**Exercise directions**
Select every line containing the word "code" from the material, and copy those lines.

**Dataset**
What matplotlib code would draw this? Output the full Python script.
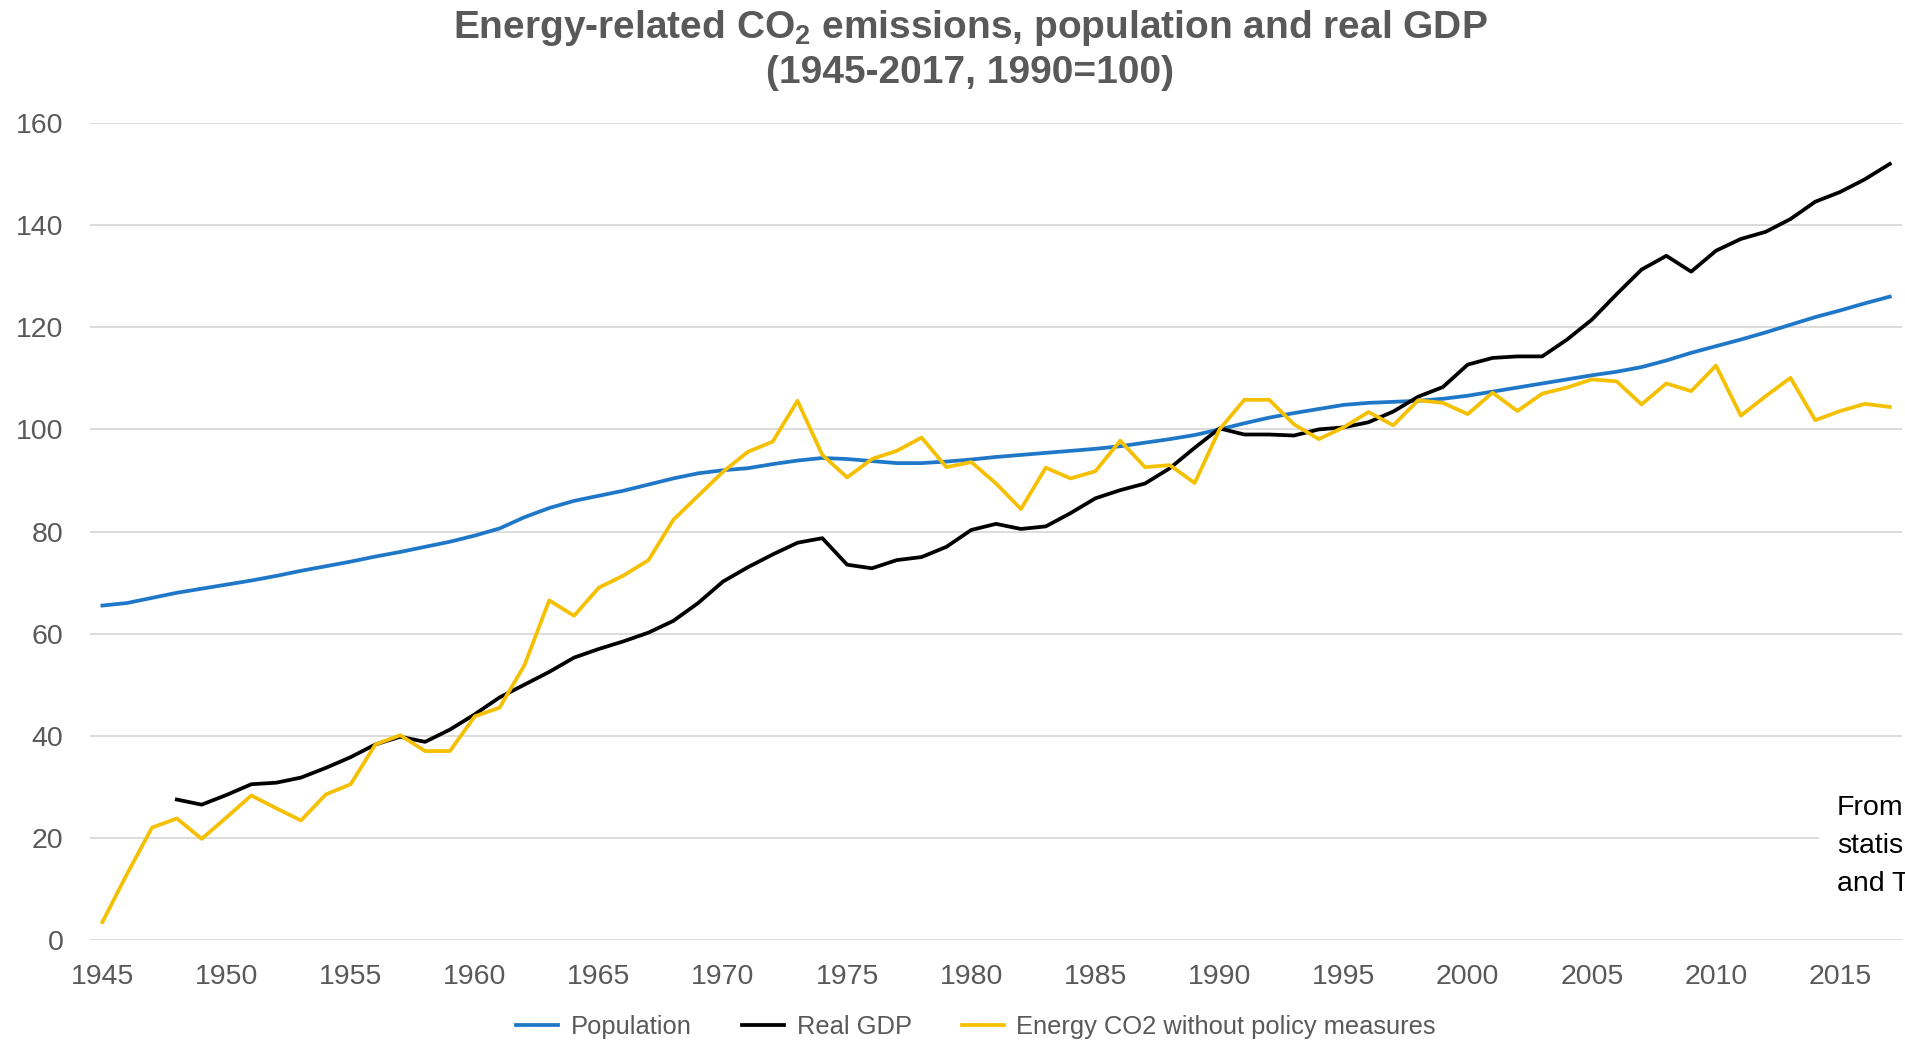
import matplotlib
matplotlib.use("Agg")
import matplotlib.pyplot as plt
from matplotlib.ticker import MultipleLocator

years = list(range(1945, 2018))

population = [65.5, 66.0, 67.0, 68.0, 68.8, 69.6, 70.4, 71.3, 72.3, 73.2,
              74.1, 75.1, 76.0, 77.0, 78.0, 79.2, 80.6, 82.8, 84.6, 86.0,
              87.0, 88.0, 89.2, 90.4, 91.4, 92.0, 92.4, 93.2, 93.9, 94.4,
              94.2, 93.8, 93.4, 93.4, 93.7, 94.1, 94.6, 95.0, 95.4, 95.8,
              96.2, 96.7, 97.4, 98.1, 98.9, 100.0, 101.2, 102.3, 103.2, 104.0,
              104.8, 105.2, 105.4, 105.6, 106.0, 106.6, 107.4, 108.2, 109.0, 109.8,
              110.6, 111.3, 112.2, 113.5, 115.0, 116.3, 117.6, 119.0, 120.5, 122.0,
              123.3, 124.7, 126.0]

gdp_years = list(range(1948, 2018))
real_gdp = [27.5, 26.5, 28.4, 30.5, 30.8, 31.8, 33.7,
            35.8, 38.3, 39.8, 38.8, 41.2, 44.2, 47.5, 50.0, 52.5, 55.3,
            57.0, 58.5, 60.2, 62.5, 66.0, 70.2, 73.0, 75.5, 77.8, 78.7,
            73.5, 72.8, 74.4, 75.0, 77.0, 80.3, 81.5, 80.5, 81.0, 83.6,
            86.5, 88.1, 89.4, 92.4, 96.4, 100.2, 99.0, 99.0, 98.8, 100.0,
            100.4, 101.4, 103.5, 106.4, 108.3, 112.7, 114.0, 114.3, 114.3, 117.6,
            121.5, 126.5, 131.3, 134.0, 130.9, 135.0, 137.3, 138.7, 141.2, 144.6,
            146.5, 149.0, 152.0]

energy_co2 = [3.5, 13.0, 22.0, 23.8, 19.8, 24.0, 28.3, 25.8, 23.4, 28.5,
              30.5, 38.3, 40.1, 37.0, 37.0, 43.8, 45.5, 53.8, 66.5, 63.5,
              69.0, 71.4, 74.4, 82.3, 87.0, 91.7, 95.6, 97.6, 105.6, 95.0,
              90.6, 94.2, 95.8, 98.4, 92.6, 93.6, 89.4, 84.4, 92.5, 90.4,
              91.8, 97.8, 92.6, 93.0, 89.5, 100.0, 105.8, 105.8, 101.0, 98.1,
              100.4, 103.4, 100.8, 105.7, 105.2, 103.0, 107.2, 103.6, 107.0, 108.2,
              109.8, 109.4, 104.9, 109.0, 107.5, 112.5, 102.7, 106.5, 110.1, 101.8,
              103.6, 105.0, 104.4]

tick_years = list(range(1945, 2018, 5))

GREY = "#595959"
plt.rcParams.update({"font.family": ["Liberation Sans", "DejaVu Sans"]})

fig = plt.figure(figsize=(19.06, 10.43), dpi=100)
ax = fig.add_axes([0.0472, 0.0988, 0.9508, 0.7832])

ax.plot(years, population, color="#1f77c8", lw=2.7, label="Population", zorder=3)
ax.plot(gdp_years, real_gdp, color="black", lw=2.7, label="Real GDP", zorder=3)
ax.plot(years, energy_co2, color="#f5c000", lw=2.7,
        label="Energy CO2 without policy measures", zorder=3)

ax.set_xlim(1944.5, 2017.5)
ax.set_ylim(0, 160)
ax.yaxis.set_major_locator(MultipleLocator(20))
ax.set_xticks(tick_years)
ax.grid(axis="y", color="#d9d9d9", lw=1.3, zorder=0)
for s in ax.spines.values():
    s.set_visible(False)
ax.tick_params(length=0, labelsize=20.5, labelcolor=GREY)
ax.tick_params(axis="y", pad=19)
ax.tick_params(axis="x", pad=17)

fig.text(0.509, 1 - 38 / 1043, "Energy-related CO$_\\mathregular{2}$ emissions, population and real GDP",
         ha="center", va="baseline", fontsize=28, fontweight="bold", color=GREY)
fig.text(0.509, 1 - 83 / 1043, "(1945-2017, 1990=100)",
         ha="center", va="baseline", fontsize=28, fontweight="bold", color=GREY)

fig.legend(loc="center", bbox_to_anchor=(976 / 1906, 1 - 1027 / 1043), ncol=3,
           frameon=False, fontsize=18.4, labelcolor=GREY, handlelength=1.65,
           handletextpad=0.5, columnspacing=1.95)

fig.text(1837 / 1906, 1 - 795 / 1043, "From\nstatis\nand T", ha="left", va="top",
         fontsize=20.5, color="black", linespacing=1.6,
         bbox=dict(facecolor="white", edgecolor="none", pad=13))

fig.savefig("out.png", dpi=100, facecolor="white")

* * *

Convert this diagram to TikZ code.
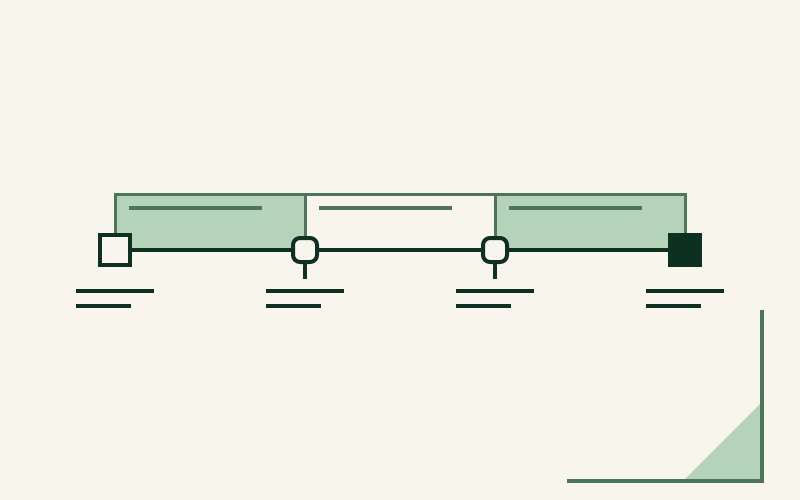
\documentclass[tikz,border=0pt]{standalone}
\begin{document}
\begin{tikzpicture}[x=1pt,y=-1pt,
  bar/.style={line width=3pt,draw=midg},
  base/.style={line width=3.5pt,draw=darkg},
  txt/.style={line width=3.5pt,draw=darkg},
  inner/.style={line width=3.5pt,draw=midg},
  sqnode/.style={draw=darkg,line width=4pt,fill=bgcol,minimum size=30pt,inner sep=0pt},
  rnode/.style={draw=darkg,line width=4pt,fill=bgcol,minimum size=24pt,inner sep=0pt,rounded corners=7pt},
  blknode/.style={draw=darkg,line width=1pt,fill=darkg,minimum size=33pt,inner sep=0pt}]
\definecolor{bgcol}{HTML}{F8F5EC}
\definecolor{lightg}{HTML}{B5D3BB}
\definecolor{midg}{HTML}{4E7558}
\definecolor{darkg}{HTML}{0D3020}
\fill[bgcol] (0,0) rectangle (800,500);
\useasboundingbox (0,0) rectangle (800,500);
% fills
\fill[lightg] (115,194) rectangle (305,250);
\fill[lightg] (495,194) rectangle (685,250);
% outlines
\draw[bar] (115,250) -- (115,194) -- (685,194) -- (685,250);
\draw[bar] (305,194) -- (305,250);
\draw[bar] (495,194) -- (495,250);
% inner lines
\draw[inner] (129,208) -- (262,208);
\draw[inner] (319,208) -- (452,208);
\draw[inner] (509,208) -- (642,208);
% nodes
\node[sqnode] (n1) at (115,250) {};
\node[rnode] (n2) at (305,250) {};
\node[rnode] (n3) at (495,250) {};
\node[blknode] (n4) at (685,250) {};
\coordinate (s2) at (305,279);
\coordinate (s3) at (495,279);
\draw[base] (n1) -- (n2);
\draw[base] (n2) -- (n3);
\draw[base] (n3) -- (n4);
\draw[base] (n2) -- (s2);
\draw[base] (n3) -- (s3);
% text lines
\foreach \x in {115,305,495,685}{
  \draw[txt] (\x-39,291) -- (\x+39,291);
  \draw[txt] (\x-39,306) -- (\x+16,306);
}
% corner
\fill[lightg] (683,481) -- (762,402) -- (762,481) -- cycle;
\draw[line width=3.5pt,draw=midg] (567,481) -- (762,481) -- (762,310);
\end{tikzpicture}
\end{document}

**Final answer**
What matplotlib code would draw this? Output the full Python script.
Convert this diagram to TikZ code.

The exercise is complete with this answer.